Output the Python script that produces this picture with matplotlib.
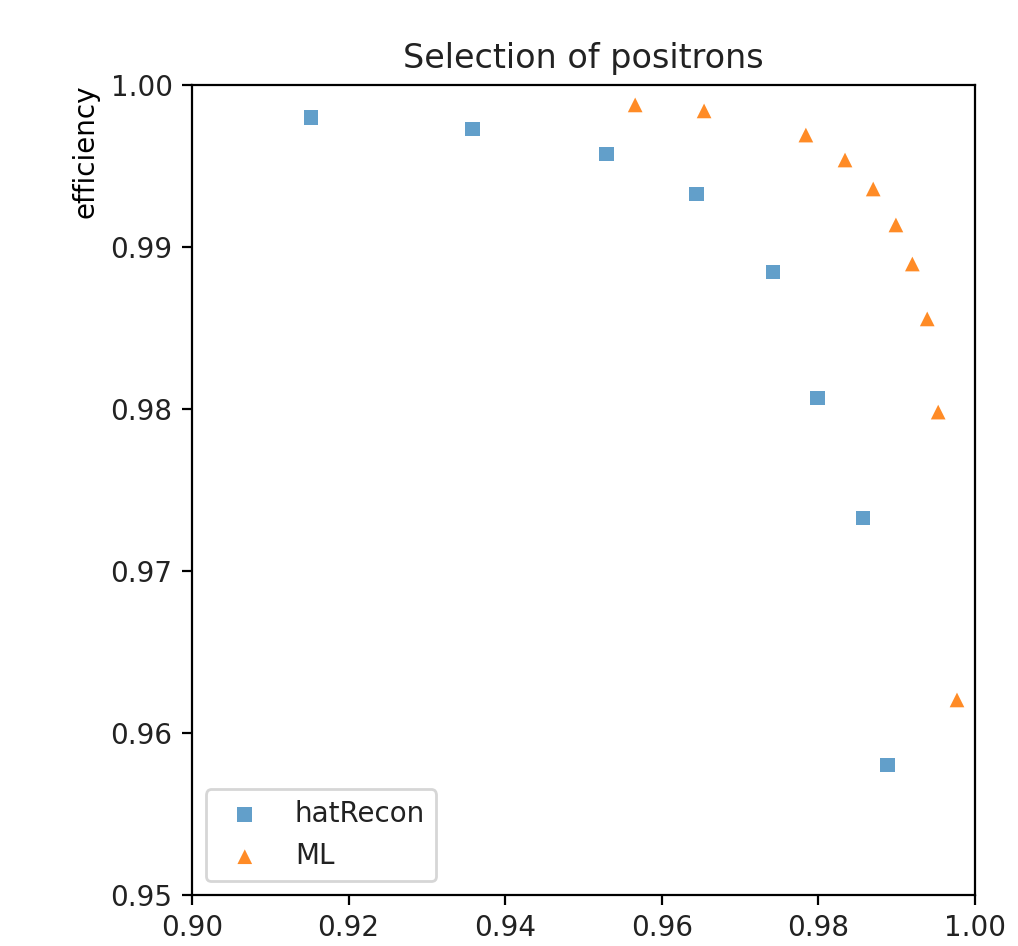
import matplotlib
matplotlib.use("Agg")
import matplotlib.pyplot as plt

hat_x = [0.9152, 0.9358, 0.9529, 0.9644, 0.9742, 0.9799, 0.9857, 0.9888]
hat_y = [0.9980, 0.99728, 0.99574, 0.99327, 0.98846, 0.98068, 0.97327, 0.95802]
ml_x = [0.9566, 0.9654, 0.9784, 0.9834, 0.9870, 0.9899, 0.9920, 0.9939, 0.9953, 0.9977]
ml_y = [0.99877, 0.99840, 0.99691, 0.99537, 0.99358, 0.99136, 0.98895, 0.98556, 0.97981, 0.96204]

DPI = 200
plt.rcParams['text.color'] = '#222222'
plt.rcParams['xtick.labelcolor'] = '#222222'
plt.rcParams['ytick.labelcolor'] = '#222222'

fig = plt.figure(figsize=(1018/DPI, 946/DPI), dpi=DPI)
ax = fig.add_axes([192/1018, 1-895/946, (975-192)/1018, (895-85)/946])
ax.scatter(hat_x, hat_y, marker='s', s=28, alpha=0.7, edgecolors='none', label='hatRecon')
ax.scatter(ml_x, ml_y, marker='^', s=28, alpha=0.9, edgecolors='none', label='ML')
ax.set_xlim(0.90, 1.00)
ax.set_ylim(0.95, 1.00)
ax.set_xticks([0.90, 0.92, 0.94, 0.96, 0.98, 1.00])
ax.set_yticks([0.95, 0.96, 0.97, 0.98, 0.99, 1.00])
ax.set_ylabel('efficiency', loc='top')
ax.set_title('Selection of positrons')
ax.legend(loc='lower left')
fig.savefig('out.png', dpi=DPI)
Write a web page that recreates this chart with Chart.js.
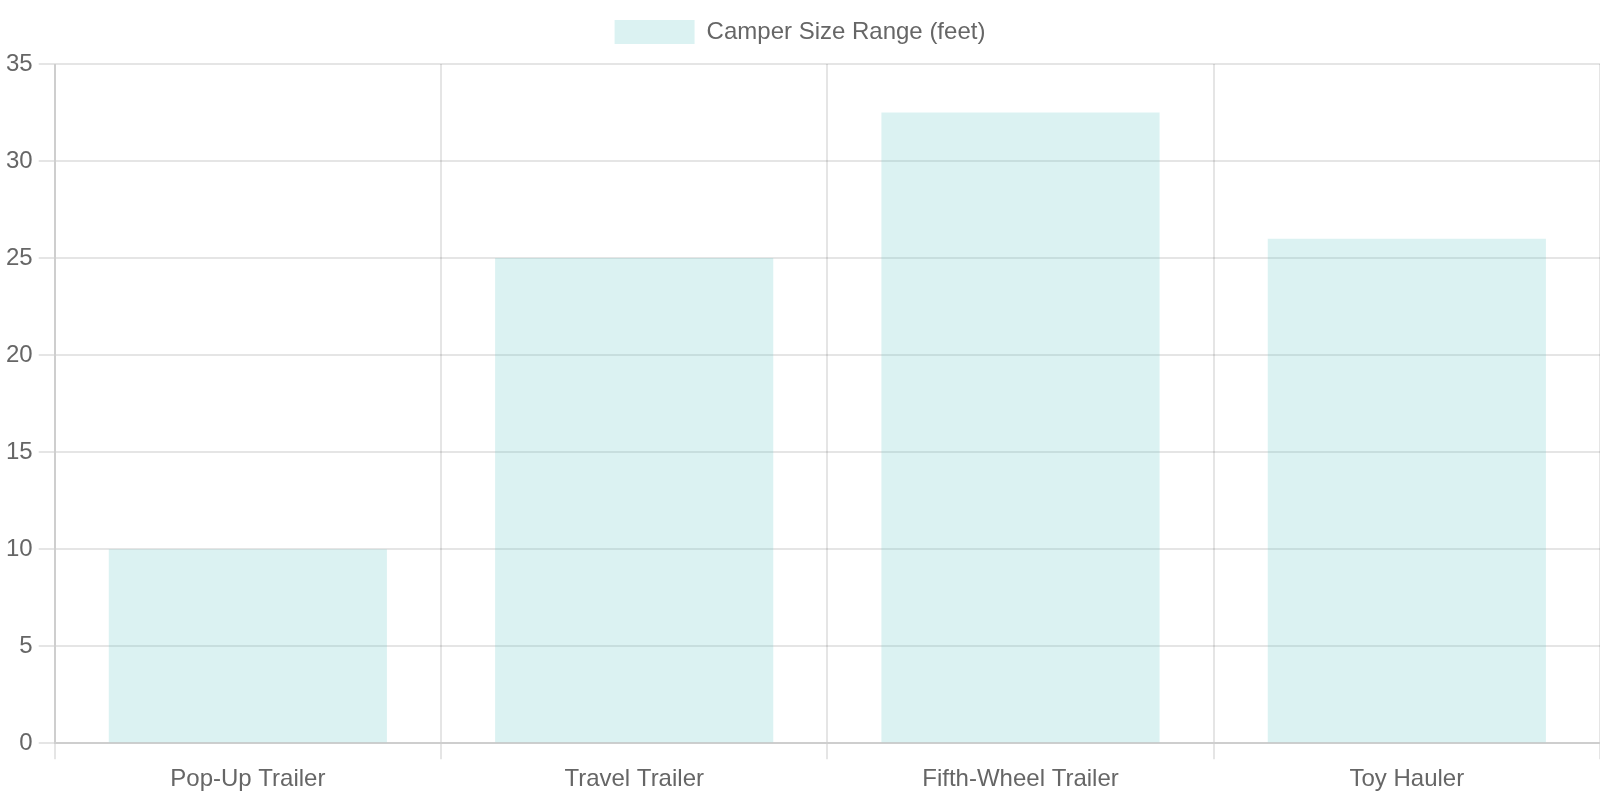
= = = =
Task goal: From the top of the listing above, repeat each line exactly until you reach the line containing "plt.rcParams['ytick.labelcolor'] = '#222222'", and repeat that one too. Leave the pictures out.

Finished answer:
Output the Python script that produces this picture with matplotlib.
import matplotlib
matplotlib.use("Agg")
import matplotlib.pyplot as plt

hat_x = [0.9152, 0.9358, 0.9529, 0.9644, 0.9742, 0.9799, 0.9857, 0.9888]
hat_y = [0.9980, 0.99728, 0.99574, 0.99327, 0.98846, 0.98068, 0.97327, 0.95802]
ml_x = [0.9566, 0.9654, 0.9784, 0.9834, 0.9870, 0.9899, 0.9920, 0.9939, 0.9953, 0.9977]
ml_y = [0.99877, 0.99840, 0.99691, 0.99537, 0.99358, 0.99136, 0.98895, 0.98556, 0.97981, 0.96204]

DPI = 200
plt.rcParams['text.color'] = '#222222'
plt.rcParams['xtick.labelcolor'] = '#222222'
plt.rcParams['ytick.labelcolor'] = '#222222'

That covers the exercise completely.